Adapun Raja Isa mangkat di hulu sungai Nongsa pada tahun 1831 Masehi. Naskah asli yang memuat tentang pemerintahan Nong Isa berada di Museum nasional Jakarta berdasarkan literatur sejarah dan Peraturan Daerah (Perda) Nomor 4 Tahun 2009. Tonggak pemerintahan Nong Isa ditetapkan sebagai Hari Jadi Batam (HJB).

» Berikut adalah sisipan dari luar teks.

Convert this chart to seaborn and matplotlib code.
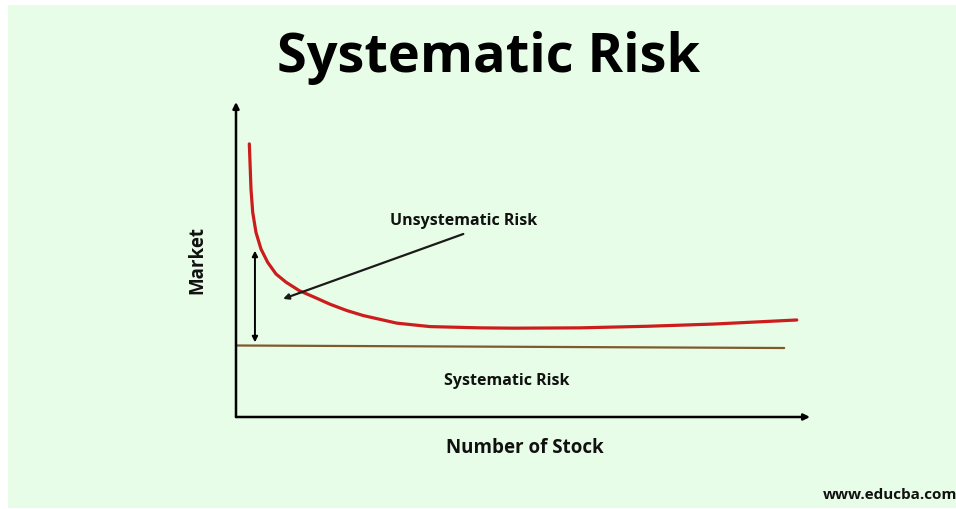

Selain itu, Edi juga menceritakan tentang Minamisebo atau yang dikenal sebagai Tugu Jepang yang berada di Kelurahan Sembulang di Galang. Sebagai informasi tugu ini dibangun pada tahun 23 Agustus 1981 oleh Rempang Frienship Association (RFA), sebuah lembaga non profit yng dibentuk oleh warga Jepang untuk mengenang serdadu Jepang yang tewas saat menunggu kepulangan mereka ke tanah air pasca Pemerintah Jepang bertekuk lutut di tangan sekutu.
“Dari 112.708 ada 128 serdadu meninggal saat menunggu kepulangan,” sebutnya.
Di bekas peninggalan Jepang berdiameter 3×3 meter ini terpampang nama-nama eks Tentara Jepang yang pernah singgah dan menetap di Sembulang, lengkap dengan foto-fotonya masing-masing.
Edi kemudian menceritakan sejarah awal pembangunan Batam, dimana Presiden Kedua Indonesia, Soeharto memerintahkan Ibnu Sutowo membangun Batam berbasis logistik minyak dunia. Kemudian pada tahun 1978, BJ Habibie pernah membangun Batam selama 20 tahun. Ia meletakkan dasar pembangunan Batam dan menjadikan Batam sentral diantaranya perdagangan, jasa alih kapal, dan pariwisata.
“Kita patut bangga Batam dipimpin oleh pemimpin yang hebat,” terangnya.
Di tempat yang sama, Kepala UPT Museum Batam Raja Ali Haji, Senny Thirtywani mengajak para pelajar untuk mengunjungi museum pertama di Batam. Ia menyampaikan bahwa selain sejarah peradaban Batam, museum juga punya koleksi yang ada di masa Melayu, seperti permainan rakyat jong, Baju Melayu, batik, alat musik dan sebagainya.
“Lengkapnya adik-adik berkunjung ke museum,” ucapnya.
Kegiatan Museum Batam Raja Ali Haji Goes To School sudah berlangsung tiga kali. Sebelumnya berlangsung di SMPN 6 dan SMPN 12.
Kepala Sekolah SMAN 25 Batam, Syurman Rizal memgucapkan terima kasih atas kunjungan Museum Batam Raja Ali Haji ke sekolah yang dipimpinnya. Ia berharap pertemuan tersebut dapat menambah wawasan pengetahuan pelajar tentang sejarah khususnya mengenai sejarah Batam.
“Berterima kasih, semoga informasi ini merangsang potensi pelajar menjadi budayawan dan mencari tau tentang sejarah,” ucapnya.
Kepala Disbudpar Kota Batam, Ardiwinata mengatakan keberadaan Museum Batam Raja Ali Haji berawal dari survei bahwa banyak daerah dikunjungi karena ingin melihat galeri dan museum. Saat itu, Batam belum memiliki museum. Dengan begitu, pihaknya terpikirkan untuk menghadirkan museum tersebut.
“Harapan kami, dengan adanya museum ini, semua pihak seperti pelajar Kota Batam mampu mengetahui sejarah di Batam,” katanya (leo).